The Affects Of Mental Health

Mental illness is something that can affect anyone. It’s a lonely, dark road that sometimes gets too much to handle. There is endless stigma surrounding those with mental illness, especially bipolar, schizophrenia and personality disorders. There are those who don’t believe it exists, those who believe that the person suffering is “putting it on” or “looking for sympathy”, and there are people who just don’t understand it. 
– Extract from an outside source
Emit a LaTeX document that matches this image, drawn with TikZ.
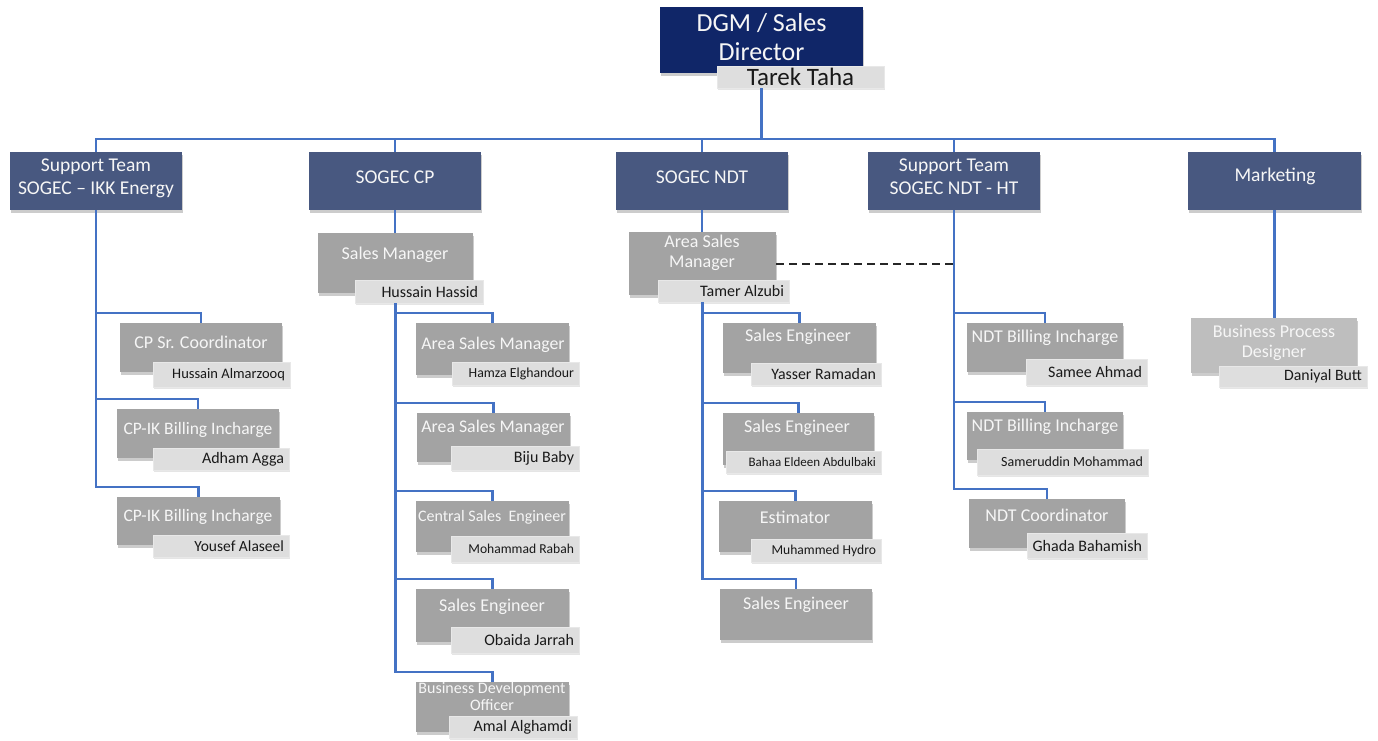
\documentclass[tikz,border=0pt]{standalone}
\usepackage{fontspec}
\setmainfont{Carlito}
\usetikzlibrary{shadows}
\definecolor{navy}{RGB}{16,38,104}
\definecolor{slate}{RGB}{72,88,128}
\definecolor{boxgray}{RGB}{163,163,163}
\definecolor{lightbox}{RGB}{190,190,190}
\definecolor{namegray}{RGB}{222,222,222}
\definecolor{conncol}{RGB}{68,114,196}
\definecolor{wtxt}{RGB}{246,246,246}
\tikzset{
  shad/.style={drop shadow={opacity=.4, shadow xshift=1pt, shadow yshift=-3pt}},
  topbox/.style={fill=navy, inner sep=0pt, shad},
  lonebox/.style={fill=slate, inner sep=0pt, shad},
  gbox/.style={fill=boxgray, inner sep=0pt, shad},
  lbox/.style={fill=lightbox, inner sep=0pt, shad},
  namebox/.style={fill=namegray, draw=white!82!gray, line width=.6pt, inner xsep=5pt, inner ysep=0pt, text=black!90, drop shadow={opacity=.2, shadow xshift=1pt, shadow yshift=-1.5pt}},
  wtext/.style={text=wtxt, align=center, inner sep=0pt},
  connector/.style={draw=conncol, line width=2.2pt},
}
\newcommand\obox[7]{%
  \pgfmathsetmacro\oCx{(#2+#4)/2}\pgfmathsetmacro\oCy{(#3+#5)/2}%
  \pgfmathsetmacro\oW{#4-#2}\pgfmathsetmacro\oH{#5-#3}%
  \node[#6, minimum width=\oW pt, minimum height=\oH pt] (#1) at (\oCx,\oCy) {#7};}
\newcommand\oname[7]{%
  \pgfmathsetmacro\oCx{(#2+#4)/2}\pgfmathsetmacro\oCy{(#3+#5)/2}%
  \pgfmathsetmacro\oW{#4-#2-10}\pgfmathsetmacro\oH{#5-#3}%
  \node[namebox, minimum height=\oH pt, font=\fontsize{#6}{#6}\selectfont] (#1) at (\oCx,\oCy) {\makebox[\oW pt][r]{#7}};}
\newcommand\otext[6]{%
  \node[wtext, font=\fontsize{#4}{#5}\selectfont] (#1) at (#2,#3) {#6};}
\begin{document}
\begin{tikzpicture}[x=1pt,y=-1pt]
\useasboundingbox (0,0) rectangle (1378,740);
\fill[white] (0,0) rectangle (1378,740);

% top
\obox{dgm}{660}{7}{863}{73}{topbox}{}
\otext{dgmt}{761.5}{37}{26}{29}{DGM / Sales\\Director}
\node[namebox, minimum width=167pt, minimum height=22pt, inner xsep=0pt, font=\fontsize{25}{25}\selectfont] (tarek) at (800.5,77) {Tarek Taha};

% level 1
\obox{s1}{10}{152}{182}{210}{lonebox}{}
\otext{s1t}{96}{178}{19.5}{23}{Support Team\\SOGEC – IKK Energy}
\obox{cp}{309}{152}{481}{210}{lonebox}{}
\otext{cpt}{395}{177}{19.5}{23}{SOGEC CP}
\obox{ndt}{616}{152}{788}{210}{lonebox}{}
\otext{ndtt}{702}{177}{19.5}{23}{SOGEC NDT}
\obox{ht}{868}{152}{1040}{210}{lonebox}{}
\otext{htt}{954}{177}{19.5}{23}{Support Team\\SOGEC NDT - HT}
\obox{mk}{1188}{152}{1361}{210}{lonebox}{}
\otext{mkt}{1275}{176}{19.5}{23}{Marketing}

% left column
\obox{a1}{120}{323}{282}{372}{gbox}{}
\otext{a1t}{201}{342}{18}{20}{CP Sr. Coordinator}
\oname{a1n}{153}{362}{290}{387}{14.5}{Hussain Almarzooq}
\obox{a2}{117}{409}{279}{458}{gbox}{}
\otext{a2t}{198}{430}{17.5}{20}{CP-IK Billing Incharge}
\oname{a2n}{153}{448}{289}{470}{16}{Adham Agga}
\obox{a3}{117}{497}{280}{545}{gbox}{}
\otext{a3t}{198}{517}{17.5}{20}{CP-IK Billing Incharge}
\oname{a3n}{153}{535}{289}{557}{15.5}{Yousef Alaseel}

% CP column
\obox{b0}{318}{233}{473}{293}{gbox}{}
\otext{b0t}{395}{255}{18}{20}{Sales Manager}
\oname{b0n}{355}{280}{483}{303}{16}{Hussain Hassid}
\obox{b1}{416}{323}{569}{375}{gbox}{}
\otext{b1t}{493}{345}{17.8}{20}{Area Sales Manager}
\oname{b1n}{452}{362}{579}{385}{13.8}{Hamza Elghandour}
\obox{b2}{417}{413}{570}{462}{gbox}{}
\otext{b2t}{493}{428}{17.8}{20}{Area Sales Manager}
\oname{b2n}{451}{446}{579}{470}{16}{Biju Baby}
\obox{b3}{416}{501}{569}{552}{gbox}{}
\otext{b3t}{492}{517}{16}{18}{Central Sales\ \ Engineer}
\oname{b3n}{451}{536}{579}{562}{13.6}{Mohammad Rabah}
\obox{b4}{416}{589}{569}{642}{gbox}{}
\otext{b4t}{492}{607}{18}{20}{Sales Engineer}
\oname{b4n}{451}{627}{579}{653}{16}{Obaida Jarrah}
\obox{b5}{416}{682}{569}{732}{gbox}{}
\otext{b5t}{492}{696}{16}{17}{Business Development\\Officer}
\oname{b5n}{449}{716}{577}{738}{16}{Amal Alghamdi}

% NDT column
\obox{c0}{629}{232}{776}{295}{gbox}{}
\otext{c0t}{702}{253}{18}{20}{Area Sales\\Manager}
\oname{c0n}{658}{280}{789}{302}{16}{Tamer Alzubi}
\obox{c1}{723}{323}{876}{373}{gbox}{}
\otext{c1t}{798}{337}{18}{20}{Sales Engineer}
\oname{c1n}{751}{363}{881}{385}{15.9}{Yasser Ramadan}
\obox{c2}{723}{413}{874}{465}{gbox}{}
\otext{c2t}{797}{428}{18}{20}{Sales Engineer}
\oname{c2n}{726}{451}{881}{473}{13}{Bahaa Eldeen Abdulbaki}
\obox{c3}{719}{501}{872}{552}{gbox}{}
\otext{c3t}{795}{517}{18}{20}{Estimator}
\oname{c3n}{751}{539}{881}{562}{13.6}{Muhammed Hydro}
\obox{c4}{720}{589}{872}{640}{gbox}{}
\otext{c4t}{796}{605}{18}{20}{Sales Engineer}

% NDT - HT column
\obox{d1}{967}{323}{1123}{372}{gbox}{}
\otext{d1t}{1045}{338}{18}{20}{NDT Billing Incharge}
\oname{d1n}{1026}{359}{1147}{385}{16}{Samee Ahmad}
\obox{d2}{967}{412}{1123}{460}{gbox}{}
\otext{d2t}{1045}{427}{18}{20}{NDT Billing Incharge}
\oname{d2n}{977}{449}{1148}{475}{14}{Sameruddin Mohammad}
\obox{d3}{969}{499}{1125}{548}{gbox}{}
\otext{d3t}{1047}{515}{18}{20}{NDT Coordinator}
\oname{d3n}{1027}{533}{1147}{558}{16}{Ghada Bahamish}

% Marketing
\obox{e1}{1191}{318}{1357}{373}{lbox}{}
\otext{e1t}{1274}{343}{18}{20}{Business Process\\Designer}
\oname{e1n}{1219}{366}{1367}{387}{15.8}{Daniyal Butt}

% connectors: top
\foreach \t in {s1,cp,ndt,ht,mk}
  \draw[connector] (tarek.south -| dgm.center) |- ([yshift=13pt]\t.north) -- (\t.north);
% left
\foreach \t in {a1,a2,a3}
  \draw[connector] (s1.south) |- ([yshift=10pt]\t.north) -- (\t.north);
% CP
\draw[connector] (cp.south) -- (cp.south |- b0.north);
\foreach \t in {b1,b2,b3,b4,b5}
  \draw[connector] (b0n.south -| b0.center) |- ([yshift=10pt]\t.north) -- (\t.north);
% NDT
\draw[connector] (ndt.south) -- (ndt.south |- c0.north);
\foreach \t in {c1,c2,c3,c4}
  \draw[connector] (c0n.south -| c0.center) |- ([yshift=10pt]\t.north) -- (\t.north);
% HT
\foreach \t in {d1,d2,d3}
  \draw[connector] (ht.south) |- ([yshift=10pt]\t.north) -- (\t.north);
% Marketing
\draw[connector] (mk.south) -- (mk.south |- e1.north);
% dashed
\draw[black!85, line width=2pt, dash pattern=on 8pt off 5pt] (c0.east) -- (c0.east -| ht.south);
\end{tikzpicture}
\end{document}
Being mentally ill is never a choice. Nobody would choose to live that way. As a society, we sympathise with people who have depression and anxiety as they are finally been seen as an illness. Don’t get me wrong, this is amazing. But we need to expand our understanding. Schizophrenia and Bipolar are often demonised. In movies, shows and social media. And even though someone suffering these without medication or even a diagnosis can be as danger to themselves, it’s does not make them bad people.


I have a close friend with Bipolar Disorder and I’ve recently sat down with her to gather some information for this post. I am going to call her Sarah for privacy reasons. Sarah has struggled with mental illness for the better part of 10 years. She saw her GP regularly, visited psychologists and took her medication as prescribed. She was diagnosed with depression, anxiety, a mixture of the 2 and after her children the diagnosis changed to post natal depression. Through all these years, went back saying the medication wasn’t working. After being on half a dozen different medications in 13 months, her doctor sent her to a psychiatrist who was quick to diagnose bipolar. 


After starting her medication, Sarah noticed a difference. A big difference. So did the people around her. Now though, the hardest thing for her is the stigma. She has lost friends due to her diagnosis. She constantly feels judged, out of our place and anxious. But there are three things she wants everyone to know. 


  • Mental illness isn’t a joke. It’s not funny to joke about it.  It hurts, it isolates people and it makes them feel sub human. Sometimes the only thing that gets people through day is feeling like you belong. 


  • Be there. If you know someone who is struggling, be there for them. Check in with them. Even if they are doing okay, it means the world to them. They just need to know that someone cares. 


At the end of the day, mental illness sucks. Whether you are going through it or someone you love is, try to remember that it’s not a choice. They love and need love. We are all just people.